# [Task description]
Skip all pictures. Write out the data below from its first line through the line that contains "import * as".

------------------------

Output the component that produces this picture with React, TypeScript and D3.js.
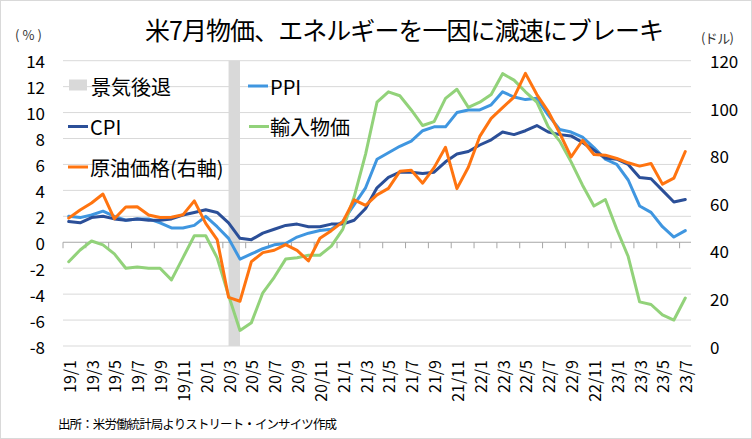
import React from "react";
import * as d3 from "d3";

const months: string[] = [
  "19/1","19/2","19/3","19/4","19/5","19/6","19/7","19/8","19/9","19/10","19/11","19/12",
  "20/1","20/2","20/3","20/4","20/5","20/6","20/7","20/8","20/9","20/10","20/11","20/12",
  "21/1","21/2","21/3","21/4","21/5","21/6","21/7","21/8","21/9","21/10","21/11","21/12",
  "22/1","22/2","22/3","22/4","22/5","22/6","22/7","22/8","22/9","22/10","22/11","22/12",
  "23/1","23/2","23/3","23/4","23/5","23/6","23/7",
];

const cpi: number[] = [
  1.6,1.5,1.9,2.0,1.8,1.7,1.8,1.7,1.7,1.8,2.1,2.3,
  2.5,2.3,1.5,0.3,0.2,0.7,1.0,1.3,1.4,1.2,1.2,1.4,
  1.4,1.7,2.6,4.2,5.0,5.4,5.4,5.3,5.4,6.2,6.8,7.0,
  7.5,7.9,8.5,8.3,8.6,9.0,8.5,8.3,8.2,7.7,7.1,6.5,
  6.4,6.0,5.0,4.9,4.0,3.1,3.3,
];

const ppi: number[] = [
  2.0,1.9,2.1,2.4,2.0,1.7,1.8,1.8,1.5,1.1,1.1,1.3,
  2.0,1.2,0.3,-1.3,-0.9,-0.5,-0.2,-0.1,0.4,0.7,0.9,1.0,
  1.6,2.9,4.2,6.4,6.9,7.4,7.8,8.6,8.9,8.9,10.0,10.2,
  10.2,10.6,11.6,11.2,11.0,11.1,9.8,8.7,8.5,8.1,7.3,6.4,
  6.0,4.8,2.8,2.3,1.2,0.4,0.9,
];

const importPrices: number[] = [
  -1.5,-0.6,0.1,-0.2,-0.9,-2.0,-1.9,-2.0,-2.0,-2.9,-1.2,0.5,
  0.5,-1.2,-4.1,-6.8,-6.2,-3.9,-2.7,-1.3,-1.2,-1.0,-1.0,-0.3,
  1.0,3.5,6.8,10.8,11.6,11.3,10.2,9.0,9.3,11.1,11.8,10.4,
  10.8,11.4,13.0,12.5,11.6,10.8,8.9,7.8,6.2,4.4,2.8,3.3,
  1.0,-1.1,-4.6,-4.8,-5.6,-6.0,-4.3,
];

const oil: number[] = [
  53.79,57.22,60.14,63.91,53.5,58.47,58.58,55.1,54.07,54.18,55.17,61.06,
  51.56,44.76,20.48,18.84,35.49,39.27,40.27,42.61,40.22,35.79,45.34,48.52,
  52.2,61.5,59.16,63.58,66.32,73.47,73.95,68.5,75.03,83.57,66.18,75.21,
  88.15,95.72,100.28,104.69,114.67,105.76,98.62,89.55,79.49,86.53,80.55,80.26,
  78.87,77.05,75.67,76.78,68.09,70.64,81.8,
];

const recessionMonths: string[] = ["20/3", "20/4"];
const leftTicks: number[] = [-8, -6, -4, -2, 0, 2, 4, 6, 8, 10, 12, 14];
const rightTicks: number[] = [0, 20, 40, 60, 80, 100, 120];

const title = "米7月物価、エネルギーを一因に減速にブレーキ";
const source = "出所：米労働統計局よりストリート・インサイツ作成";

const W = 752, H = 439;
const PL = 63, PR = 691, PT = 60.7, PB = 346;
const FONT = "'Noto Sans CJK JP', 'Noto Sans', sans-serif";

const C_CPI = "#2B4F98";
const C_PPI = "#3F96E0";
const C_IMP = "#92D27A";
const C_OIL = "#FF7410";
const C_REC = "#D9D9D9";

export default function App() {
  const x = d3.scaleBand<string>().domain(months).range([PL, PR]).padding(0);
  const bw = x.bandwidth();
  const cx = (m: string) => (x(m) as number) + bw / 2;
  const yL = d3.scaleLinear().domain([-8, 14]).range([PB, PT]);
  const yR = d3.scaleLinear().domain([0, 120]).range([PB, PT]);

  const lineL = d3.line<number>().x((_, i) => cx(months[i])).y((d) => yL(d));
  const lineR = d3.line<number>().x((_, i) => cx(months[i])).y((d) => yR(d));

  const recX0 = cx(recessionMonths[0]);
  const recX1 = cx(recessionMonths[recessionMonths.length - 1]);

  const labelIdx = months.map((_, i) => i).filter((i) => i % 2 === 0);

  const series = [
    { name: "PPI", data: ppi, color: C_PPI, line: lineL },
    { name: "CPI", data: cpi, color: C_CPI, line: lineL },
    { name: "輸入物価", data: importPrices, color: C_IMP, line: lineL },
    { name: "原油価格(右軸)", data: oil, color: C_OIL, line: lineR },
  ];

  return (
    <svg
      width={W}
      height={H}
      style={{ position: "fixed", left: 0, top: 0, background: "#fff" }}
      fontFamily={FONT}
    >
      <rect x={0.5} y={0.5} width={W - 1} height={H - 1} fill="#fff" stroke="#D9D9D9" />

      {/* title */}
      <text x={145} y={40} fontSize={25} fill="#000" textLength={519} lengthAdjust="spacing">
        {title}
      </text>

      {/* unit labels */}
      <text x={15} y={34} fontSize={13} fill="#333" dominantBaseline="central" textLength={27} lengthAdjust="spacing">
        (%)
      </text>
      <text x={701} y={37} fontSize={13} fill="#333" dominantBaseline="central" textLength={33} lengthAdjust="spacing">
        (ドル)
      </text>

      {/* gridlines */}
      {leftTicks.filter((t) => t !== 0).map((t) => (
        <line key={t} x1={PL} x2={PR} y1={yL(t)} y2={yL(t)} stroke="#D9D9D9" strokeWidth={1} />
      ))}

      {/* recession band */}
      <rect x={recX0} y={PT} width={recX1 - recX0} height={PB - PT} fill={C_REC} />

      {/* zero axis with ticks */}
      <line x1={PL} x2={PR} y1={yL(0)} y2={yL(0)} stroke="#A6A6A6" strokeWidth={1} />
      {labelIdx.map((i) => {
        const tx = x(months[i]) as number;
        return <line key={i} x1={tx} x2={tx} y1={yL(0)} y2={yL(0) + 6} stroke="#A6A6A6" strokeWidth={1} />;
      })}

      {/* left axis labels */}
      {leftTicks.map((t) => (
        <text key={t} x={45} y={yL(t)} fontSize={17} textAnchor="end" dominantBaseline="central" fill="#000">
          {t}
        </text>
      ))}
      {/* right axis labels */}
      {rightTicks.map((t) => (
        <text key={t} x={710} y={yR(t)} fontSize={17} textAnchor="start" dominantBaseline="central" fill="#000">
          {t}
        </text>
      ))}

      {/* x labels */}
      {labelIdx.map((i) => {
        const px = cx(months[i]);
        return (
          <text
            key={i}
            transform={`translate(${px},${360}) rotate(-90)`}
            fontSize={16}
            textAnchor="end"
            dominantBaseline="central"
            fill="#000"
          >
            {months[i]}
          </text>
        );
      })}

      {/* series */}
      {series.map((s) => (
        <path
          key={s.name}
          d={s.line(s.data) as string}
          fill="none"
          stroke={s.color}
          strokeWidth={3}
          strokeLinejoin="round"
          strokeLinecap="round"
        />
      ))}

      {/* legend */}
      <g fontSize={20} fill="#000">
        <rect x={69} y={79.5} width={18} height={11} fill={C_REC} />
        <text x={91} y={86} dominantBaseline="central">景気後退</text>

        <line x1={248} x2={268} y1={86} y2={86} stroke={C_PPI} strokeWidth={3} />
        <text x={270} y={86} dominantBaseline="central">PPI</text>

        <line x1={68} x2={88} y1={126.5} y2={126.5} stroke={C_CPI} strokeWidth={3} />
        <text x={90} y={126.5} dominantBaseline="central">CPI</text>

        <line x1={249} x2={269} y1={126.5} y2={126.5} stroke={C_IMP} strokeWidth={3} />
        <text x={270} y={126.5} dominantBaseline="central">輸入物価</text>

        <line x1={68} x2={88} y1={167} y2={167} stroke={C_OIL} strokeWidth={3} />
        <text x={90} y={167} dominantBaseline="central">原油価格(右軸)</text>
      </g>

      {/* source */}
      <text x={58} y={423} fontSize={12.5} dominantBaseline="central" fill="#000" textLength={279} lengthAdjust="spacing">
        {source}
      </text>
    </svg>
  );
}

------------------------

# [Exercise response]
Output the component that produces this picture with React, TypeScript and D3.js.
import React from "react";
import * as d3 from "d3";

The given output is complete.